What's more, I feel abundant gratitude for the things that being Calvin's parent has brought to us—new and interesting friends, knowledge of a broader world, deeper self-reflection, insight, compassion, courage and empathy, profound feelings of despair and happiness (yes, we embrace both), and rare, intense experiences. As a result, I'm thankfully a different person from the one I used to be—I challenge authority instead of bowing to it, I question everything I used to take at face value, I'm more forgiving of myself and others, I'm more forthright and assertive and, I hope, more accepting of others and of what I can't control, and I'm not bothered if, in my advocacy for Calvin, some people don't like me.

And so though Calvin will likely remain much the way he was when he was a toddler, and though knowing that will sometimes get me feeling down, I feel fortunate to have this extraordinary boy as my son. He's one in a million, to be sure. A child to be celebrated and loved.

11.04.2019

smellie

I don't often write about Smellie—aka Nellie, Smellers, Killer—beyond mentioning that I take her for long walks at the college athletic fields near our home. But I really should gas on about her more than I do. She brings us much needed joy and levity and, like Calvin, loves us unconditionally, something most of us in this world could use more.

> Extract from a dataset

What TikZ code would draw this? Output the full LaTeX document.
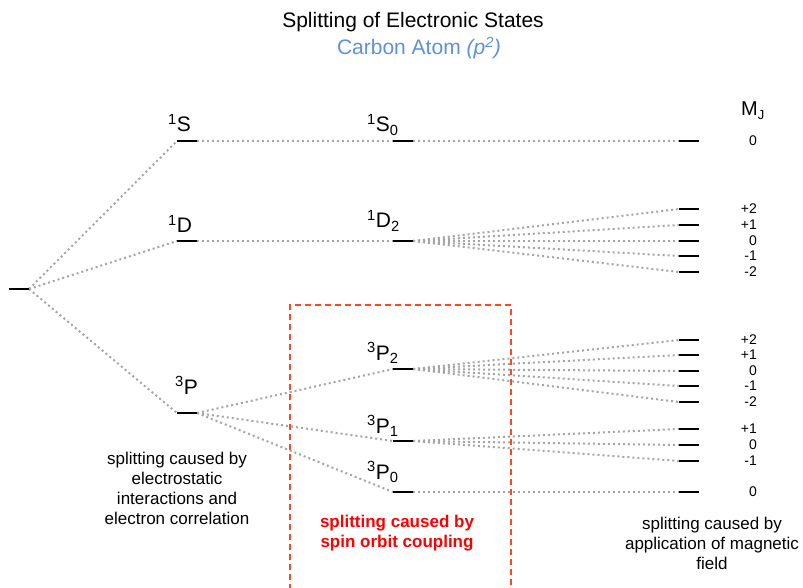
\documentclass[tikz,border=0pt]{standalone}
\usepackage{fontspec}
\setmainfont{Liberation Sans}
\definecolor{dotgray}{RGB}{165,165,165}
\definecolor{boxred}{RGB}{255,70,40}
\definecolor{subblue}{RGB}{91,146,220}
\definecolor{txtred}{RGB}{255,0,0}
\begin{document}
\begin{tikzpicture}[x=1pt,y=-1pt,
  lvl/.style={minimum width=20pt,minimum height=0pt,inner sep=0pt,outer sep=0pt},
  dotline/.style={draw=dotgray,line width=2pt,dash pattern=on 2pt off 3pt},
  bar/.style={line width=2.5pt,black},
  lab/.style={inner sep=0pt,anchor=base west,font=\fontsize{21}{24}\selectfont},
  mj/.style={inner sep=0pt,anchor=east,font=\fontsize{14}{15}\selectfont},
  captext/.style={inner sep=0pt,align=center,font=\fontsize{17}{20}\selectfont}]
\useasboundingbox (0,0) rectangle (803,588);
% title
\node[inner sep=0pt,font=\fontsize{21}{24}\selectfont] (title) at (413,22) {Splitting of Electronic States};
\node[inner sep=0pt,font=\fontsize{21}{24}\selectfont,text=subblue] (sub) at (419,48) {Carbon Atom \textit{(p\textsuperscript{2})}};
% levels
\node[lvl] (root) at (19,289) {};
\node[lvl] (S) at (187,141) {};
\node[lvl] (D) at (187,241) {};
\node[lvl] (P) at (187,413) {};
\node[lvl] (S0) at (403,141) {};
\node[lvl] (D2) at (403,241) {};
\node[lvl] (P2) at (403,369) {};
\node[lvl] (P1) at (403,441) {};
\node[lvl] (P0) at (403,492) {};
\foreach \n/\y in {r0/141,d1/209,d2/225,d3/241,d4/256,d5/272,p1/340,p2/355,p3/371,p4/386,p5/402,q1/429,q2/445,q3/461,z0/492}
  \node[lvl] (\n) at (689,\y) {};
% connectors
\foreach \a/\b in {root/S,root/D,root/P,S/S0,D/D2,P/P2,P/P1,P/P0,S0/r0,D2/d1,D2/d2,D2/d3,D2/d4,D2/d5,P2/p1,P2/p2,P2/p3,P2/p4,P2/p5,P1/q1,P1/q2,P1/q3,P0/z0}
  \draw[dotline] (\a.east) -- (\b.west);
% bars
\foreach \n in {root,S,D,P,S0,D2,P2,P1,P0,r0,d1,d2,d3,d4,d5,p1,p2,p3,p4,p5,q1,q2,q3,z0}
  \draw[bar] (\n.west) -- (\n.east);
% level labels
\node[lab] (lS) at (168,132) {\textsuperscript{1}S};
\node[lab] (lD) at (168,233) {\textsuperscript{1}D};
\node[lab] (lP) at (175,394) {\textsuperscript{3}P};
\node[lab] (lS0) at (367,132) {\textsuperscript{1}S\textsubscript{0}};
\node[lab] (lD2) at (367,228) {\textsuperscript{1}D\textsubscript{2}};
\node[lab] (lP2) at (367,360) {\textsuperscript{3}P\textsubscript{2}};
\node[lab] (lP1) at (367,433) {\textsuperscript{3}P\textsubscript{1}};
\node[lab] (lP0) at (367,479) {\textsuperscript{3}P\textsubscript{0}};
% MJ
\node[inner sep=0pt,anchor=base west,font=\fontsize{20}{22}\selectfont] (MJ) at (741,116) {M{\fontsize{13}{14}\selectfont\raisebox{-4pt}{J}}};
\foreach \n/\t in {r0/0,d1/+2,d2/+1,d3/0,d4/-1,d5/-2,p1/+2,p2/+1,p3/0,p4/-1,p5/-2,q1/+1,q2/0,q3/-1,z0/0}
  \node[mj] (m\n) at ([xshift=58pt]\n.east) {\t};
% red dashed box
\coordinate (bl) at (290,590);
\coordinate (tl) at (290,305);
\coordinate (tr) at (511,305);
\coordinate (br) at (511,590);
\draw[boxred,line width=1.4pt,dash pattern=on 6pt off 4pt] (bl) -- (tl) -- (tr) -- (br);
% captions
\node[captext] (c1) at (177,488) {splitting caused by\\electrostatic\\interactions and\\electron correlation};
\node[captext,text=txtred,font=\fontsize{17}{20}\selectfont\bfseries] (c2) at (397,533) {splitting caused by\\spin orbit coupling};
\node[captext] (c3) at (712,543) {splitting caused by\\application of magnetic\\field};
\end{tikzpicture}
\end{document}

Smellie, who doubles as a Muppet, makes us laugh. When she runs, her ears flop up and down like a bird taking flight. She resembles a lion when she stalks certain prey. She loves to be underfoot, insisting on forever positioning her head beneath our hands in order to be pet, and loiters anywhere that bits of food might drop. With her muzzle in our laps, she pokes our arms like a dolphin in attempts to be caressed, and nearly crawls out of her skin when we stop. With huge brown eyes that kind of remind me of my mother's, she gazes at me like a daughter.

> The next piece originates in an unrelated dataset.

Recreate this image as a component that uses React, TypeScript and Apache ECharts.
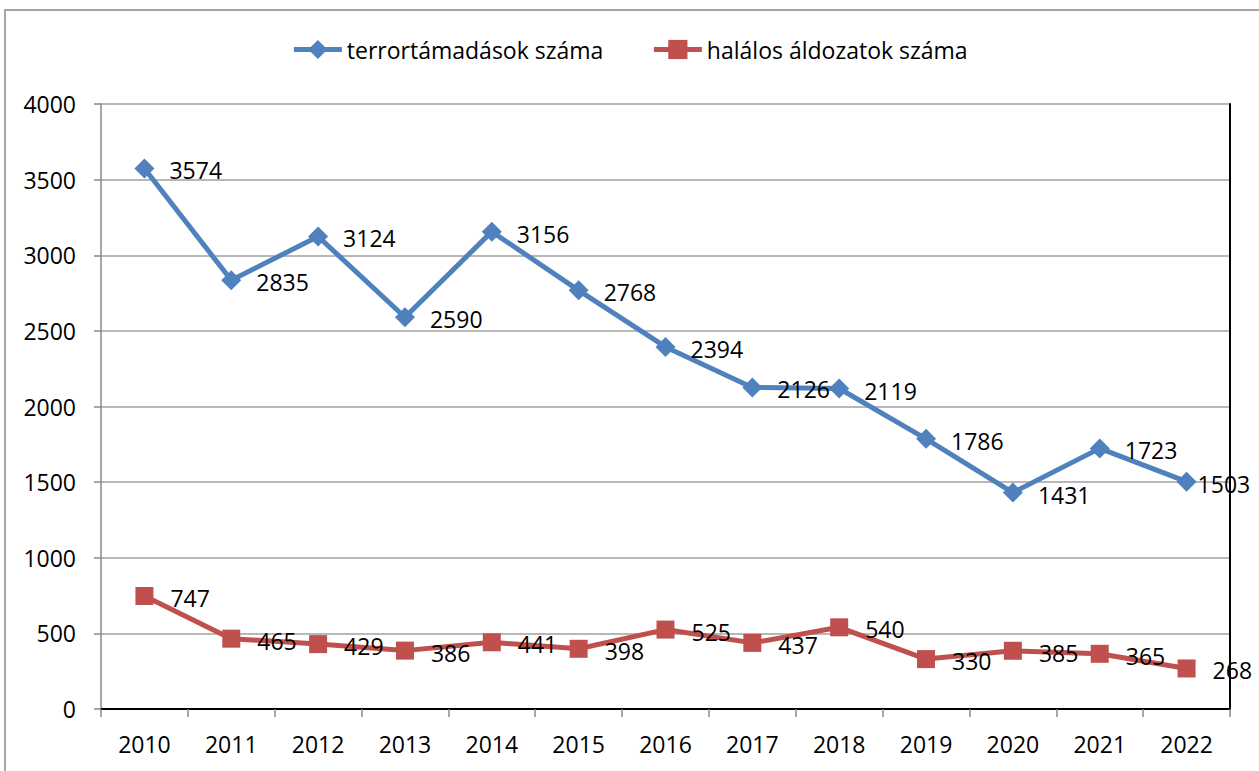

Our pooch, a seventy-plus pound eight-year-old, is ridiculously soft, fluffy and adorable. She isn't much interested in other dogs and is indifferent to strangers when sniffing for scraps of food or licking up vomit left by last night's drunken students. She rolls in bird shit, eats deer scat, and pounces in the muddiest puddles. Once, she devoured a baby bird after dislodging it from its nest. Another time she caught a chipmunk, and just once, a squirrel, violently shaking them until their necks snapped, then dropping them to the ground where their lifeless bodies unfurled (sigh).

As for how Calvin and Smellie get along, well, they mostly ignore each other, neither getting from the other exactly what they want. Calvin doesn't feed Smellie save the crumbs that inevitably drop from his place at the table, and he doesn't touch her unless she is sitting next to him in the car. Smellie doesn't give him kisses or want him to pet her. She steers clear of his path rather than get trampled. Each of them would probably prefer our undivided attention as only children.

Mostly, Smellie's a wonderful companion who gets me outside for exercise come rain or come sub-freezing temps, snow and ice and wind when I'd otherwise be hunkering down indoors. When we play hide and seek, she finds me every time. She follows me everywhere I go. She's gentle, loyal, sweet, and attentive. She mostly comes when she's called, and never wanders, even when alone in our unfenced yard.

We love you, Smellie. How lucky we are to have found you when we did. Please stick around a bit longer.